Quote every line below exactly and skip any picture.

■ ■ ■ ■ ■ ■ ■

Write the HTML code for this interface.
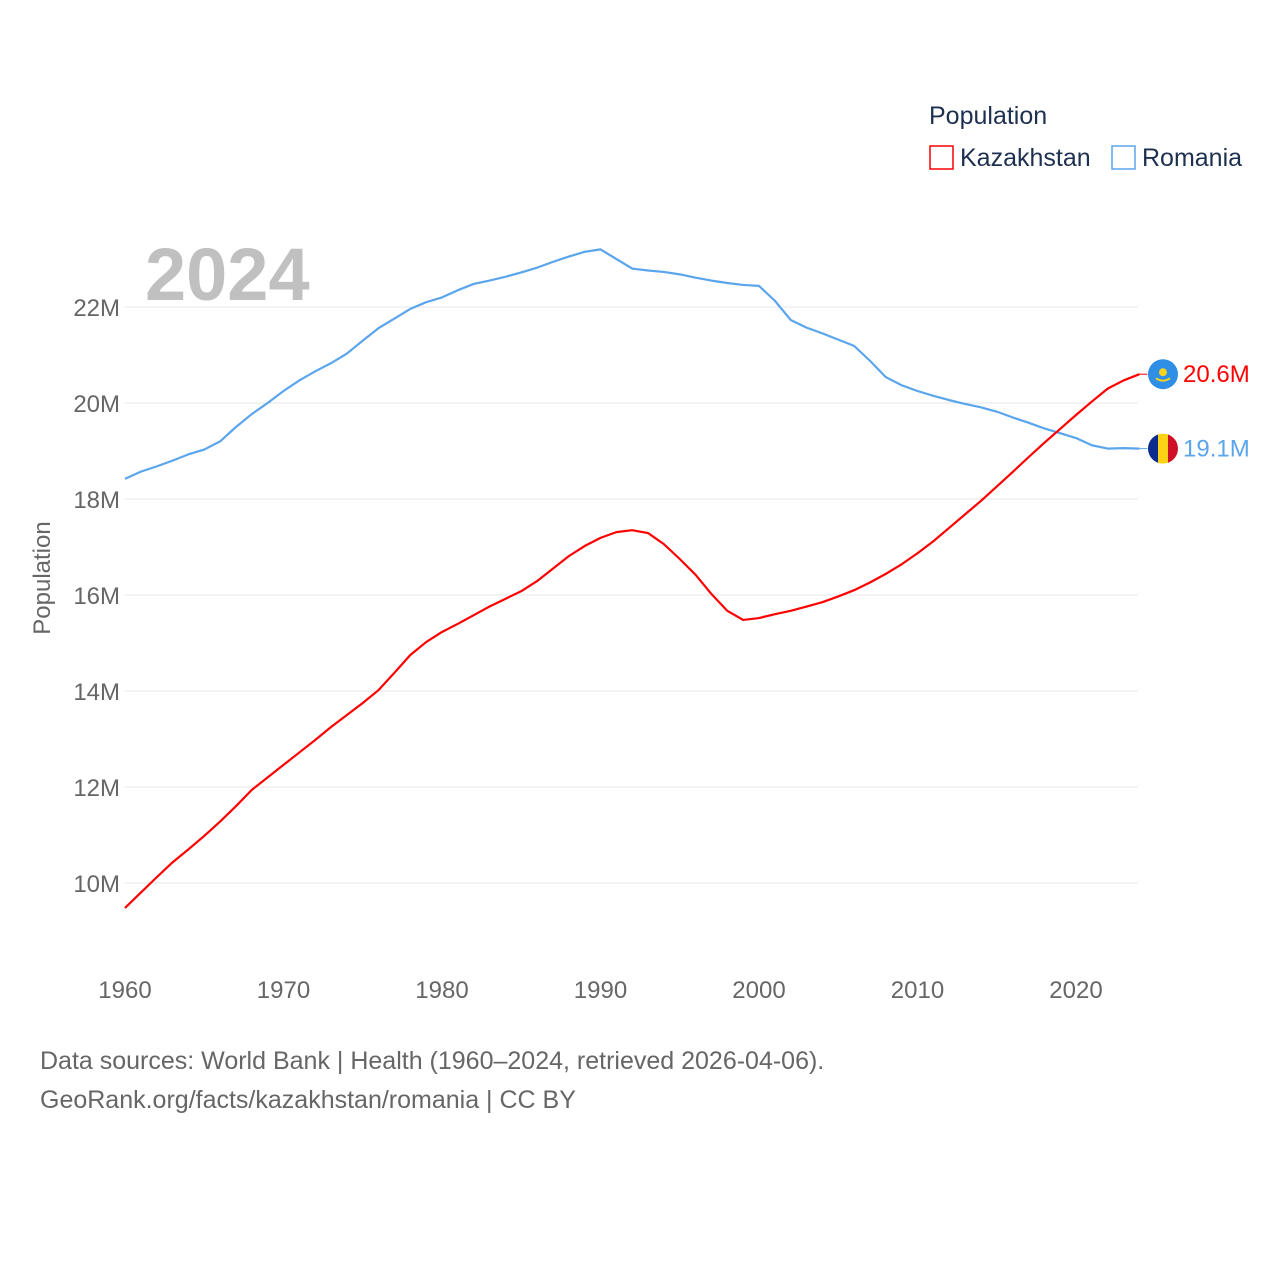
<!DOCTYPE html>
<html><head><meta charset="utf-8"><style>
body{margin:0;background:#fff;width:1280px;height:1280px;overflow:hidden;font-family:"Liberation Sans",sans-serif}
svg text{font-family:"Liberation Sans",sans-serif}
</style></head><body>
<svg id="chart" width="1280" height="1280">
<text x="929" y="124" font-size="25" fill="#1d3050">Population</text>
<g><rect x="930" y="146" width="23" height="23" fill="none" stroke="#ff0000" stroke-width="1.5"/><text x="960" y="166" font-size="25" fill="#1d3050">Kazakhstan</text></g>
<g><rect x="1112" y="146" width="23" height="23" fill="none" stroke="#5aa5ec" stroke-width="1.5"/><text x="1142" y="166" font-size="25" fill="#1d3050">Romania</text></g>
<text x="145" y="300" font-size="74" font-weight="bold" fill="#c0c0c0">2024</text>
<text transform="translate(50,578) rotate(-90)" text-anchor="middle" font-size="24" fill="#666">Population</text>
<g id="grid"></g><g id="yt"></g><g id="xt"></g><g id="series"></g><g id="ends"></g>
<text x="40" y="1069" font-size="25" fill="#666">Data sources: World Bank | Health (1960–2024, retrieved 2026-04-06).</text>
<text x="40" y="1108" font-size="25" fill="#666">GeoRank.org/facts/kazakhstan/romania | CC BY</text>
</svg>
<script>
const years=[];for(let y=1960;y<=2024;y++)years.push(y);
const kazakhstan=[9.48,9.8,10.12,10.43,10.7,10.98,11.28,11.6,11.94,12.2,12.46,12.72,12.98,13.25,13.5,13.75,14.02,14.38,14.75,15.02,15.23,15.4,15.58,15.76,15.92,16.08,16.29,16.55,16.81,17.02,17.19,17.31,17.35,17.29,17.06,16.75,16.42,16.02,15.67,15.48,15.52,15.6,15.67,15.76,15.85,15.97,16.1,16.26,16.44,16.64,16.87,17.12,17.4,17.68,17.96,18.26,18.56,18.87,19.17,19.46,19.75,20.03,20.3,20.47,20.6];
const romania=[18.42,18.57,18.68,18.8,18.93,19.03,19.2,19.5,19.77,20.0,20.25,20.47,20.66,20.83,21.03,21.3,21.56,21.76,21.96,22.1,22.2,22.35,22.48,22.55,22.63,22.72,22.82,22.94,23.05,23.15,23.2,23.0,22.8,22.76,22.73,22.68,22.61,22.55,22.5,22.46,22.44,22.13,21.73,21.57,21.45,21.32,21.19,20.88,20.54,20.37,20.25,20.15,20.06,19.98,19.91,19.82,19.7,19.59,19.47,19.37,19.27,19.12,19.05,19.06,19.05];
const yTicks=[10,12,14,16,18,20,22];
const xTicks=[1960,1970,1980,1990,2000,2010,2020];
const NS="http://www.w3.org/2000/svg";
const X=y=>125+(y-1960)*15.85, Y=v=>883-(v-10)*48;
function mk(t,a,p){const e=document.createElementNS(NS,t);for(const k in a)e.setAttribute(k,a[k]);p.appendChild(e);return e;}
const g=document.getElementById('grid'),yt=document.getElementById('yt'),xt=document.getElementById('xt'),s=document.getElementById('series'),en=document.getElementById('ends');
yTicks.forEach(v=>{const l=mk('line',{x1:125,x2:1138,y1:Y(v),y2:Y(v),stroke:'#e6e6e6'},g);


const t=mk('text',{x:120,y:Y(v)+9,'text-anchor':'end','font-size':24,fill:'#666'},yt);t.textContent=v+'M';

});
xTicks.forEach(v=>{const t=mk('text',{x:X(v),y:998,'text-anchor':'middle','font-size':24,fill:'#666'},xt);t.textContent=v;

});
function line(d,c,n){const p=mk('polyline',{points:d.map((v,i)=>X(years[i])+','+Y(v)).join(' '),fill:'none',stroke:c,'stroke-width':2.2,'stroke-linejoin':'round'},s);

}
line(romania,'#5aa5ec','romania-line');line(kazakhstan,'#ff0000','kazakhstan-line');
function end(d,c,n,flag){const v=d[d.length-1],y=Y(v),x=X(2024);
mk('line',{x1:x,x2:x+8,y1:y,y2:y,stroke:c,'stroke-width':1},en);
const gg=mk('g',{},en);


flag(gg,1163,y);
const t=mk('text',{x:1183,y:y+8,'font-size':24,fill:c},en);t.textContent=v.toFixed(1)+'M';

}
end(kazakhstan,'#ff0000','kazakhstan',(p,cx,cy)=>{mk('circle',{cx,cy,r:15,fill:'#2f8ee6'},p);mk('circle',{cx,cy:cy-2,r:4,fill:'#f7d21f'},p);mk('path',{d:`M${cx-7} ${cy+4} Q${cx} ${cy+9} ${cx+7} ${cy+4}`,stroke:'#f7d21f','stroke-width':2,fill:'none'},p);});
end(romania,'#5aa5ec','romania',(p,cx,cy)=>{const cp=mk('clipPath',{id:'rc'},p);mk('circle',{cx,cy,r:15},cp);const gr=mk('g',{'clip-path':'url(#rc)'},p);mk('rect',{x:cx-15,y:cy-15,width:10,height:30,fill:'#0b2b8f'},gr);mk('rect',{x:cx-5,y:cy-15,width:10,height:30,fill:'#fcd116'},gr);mk('rect',{x:cx+5,y:cy-15,width:10,height:30,fill:'#ce1126'},gr);});
</script>
</body></html>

■ ■ ■ ■ ■ ■ ■

ANSWER IN FULL:
Write the HTML code for this interface.
<!DOCTYPE html>
<html><head><meta charset="utf-8"><style>
body{margin:0;background:#fff;width:1280px;height:1280px;overflow:hidden;font-family:"Liberation Sans",sans-serif}
svg text{font-family:"Liberation Sans",sans-serif}
</style></head><body>
<svg id="chart" width="1280" height="1280">
<text x="929" y="124" font-size="25" fill="#1d3050">Population</text>
<g><rect x="930" y="146" width="23" height="23" fill="none" stroke="#ff0000" stroke-width="1.5"/><text x="960" y="166" font-size="25" fill="#1d3050">Kazakhstan</text></g>
<g><rect x="1112" y="146" width="23" height="23" fill="none" stroke="#5aa5ec" stroke-width="1.5"/><text x="1142" y="166" font-size="25" fill="#1d3050">Romania</text></g>
<text x="145" y="300" font-size="74" font-weight="bold" fill="#c0c0c0">2024</text>
<text transform="translate(50,578) rotate(-90)" text-anchor="middle" font-size="24" fill="#666">Population</text>
<g id="grid"></g><g id="yt"></g><g id="xt"></g><g id="series"></g><g id="ends"></g>
<text x="40" y="1069" font-size="25" fill="#666">Data sources: World Bank | Health (1960–2024, retrieved 2026-04-06).</text>
<text x="40" y="1108" font-size="25" fill="#666">GeoRank.org/facts/kazakhstan/romania | CC BY</text>
</svg>
<script>
const years=[];for(let y=1960;y<=2024;y++)years.push(y);
const kazakhstan=[9.48,9.8,10.12,10.43,10.7,10.98,11.28,11.6,11.94,12.2,12.46,12.72,12.98,13.25,13.5,13.75,14.02,14.38,14.75,15.02,15.23,15.4,15.58,15.76,15.92,16.08,16.29,16.55,16.81,17.02,17.19,17.31,17.35,17.29,17.06,16.75,16.42,16.02,15.67,15.48,15.52,15.6,15.67,15.76,15.85,15.97,16.1,16.26,16.44,16.64,16.87,17.12,17.4,17.68,17.96,18.26,18.56,18.87,19.17,19.46,19.75,20.03,20.3,20.47,20.6];
const romania=[18.42,18.57,18.68,18.8,18.93,19.03,19.2,19.5,19.77,20.0,20.25,20.47,20.66,20.83,21.03,21.3,21.56,21.76,21.96,22.1,22.2,22.35,22.48,22.55,22.63,22.72,22.82,22.94,23.05,23.15,23.2,23.0,22.8,22.76,22.73,22.68,22.61,22.55,22.5,22.46,22.44,22.13,21.73,21.57,21.45,21.32,21.19,20.88,20.54,20.37,20.25,20.15,20.06,19.98,19.91,19.82,19.7,19.59,19.47,19.37,19.27,19.12,19.05,19.06,19.05];
const yTicks=[10,12,14,16,18,20,22];
const xTicks=[1960,1970,1980,1990,2000,2010,2020];
const NS="http://www.w3.org/2000/svg";
const X=y=>125+(y-1960)*15.85, Y=v=>883-(v-10)*48;
function mk(t,a,p){const e=document.createElementNS(NS,t);for(const k in a)e.setAttribute(k,a[k]);p.appendChild(e);return e;}
const g=document.getElementById('grid'),yt=document.getElementById('yt'),xt=document.getElementById('xt'),s=document.getElementById('series'),en=document.getElementById('ends');
yTicks.forEach(v=>{const l=mk('line',{x1:125,x2:1138,y1:Y(v),y2:Y(v),stroke:'#e6e6e6'},g);


const t=mk('text',{x:120,y:Y(v)+9,'text-anchor':'end','font-size':24,fill:'#666'},yt);t.textContent=v+'M';

});
xTicks.forEach(v=>{const t=mk('text',{x:X(v),y:998,'text-anchor':'middle','font-size':24,fill:'#666'},xt);t.textContent=v;

});
function line(d,c,n){const p=mk('polyline',{points:d.map((v,i)=>X(years[i])+','+Y(v)).join(' '),fill:'none',stroke:c,'stroke-width':2.2,'stroke-linejoin':'round'},s);

}
line(romania,'#5aa5ec','romania-line');line(kazakhstan,'#ff0000','kazakhstan-line');
function end(d,c,n,flag){const v=d[d.length-1],y=Y(v),x=X(2024);
mk('line',{x1:x,x2:x+8,y1:y,y2:y,stroke:c,'stroke-width':1},en);
const gg=mk('g',{},en);


flag(gg,1163,y);
const t=mk('text',{x:1183,y:y+8,'font-size':24,fill:c},en);t.textContent=v.toFixed(1)+'M';

}
end(kazakhstan,'#ff0000','kazakhstan',(p,cx,cy)=>{mk('circle',{cx,cy,r:15,fill:'#2f8ee6'},p);mk('circle',{cx,cy:cy-2,r:4,fill:'#f7d21f'},p);mk('path',{d:`M${cx-7} ${cy+4} Q${cx} ${cy+9} ${cx+7} ${cy+4}`,stroke:'#f7d21f','stroke-width':2,fill:'none'},p);});
end(romania,'#5aa5ec','romania',(p,cx,cy)=>{const cp=mk('clipPath',{id:'rc'},p);mk('circle',{cx,cy,r:15},cp);const gr=mk('g',{'clip-path':'url(#rc)'},p);mk('rect',{x:cx-15,y:cy-15,width:10,height:30,fill:'#0b2b8f'},gr);mk('rect',{x:cx-5,y:cy-15,width:10,height:30,fill:'#fcd116'},gr);mk('rect',{x:cx+5,y:cy-15,width:10,height:30,fill:'#ce1126'},gr);});
</script>
</body></html>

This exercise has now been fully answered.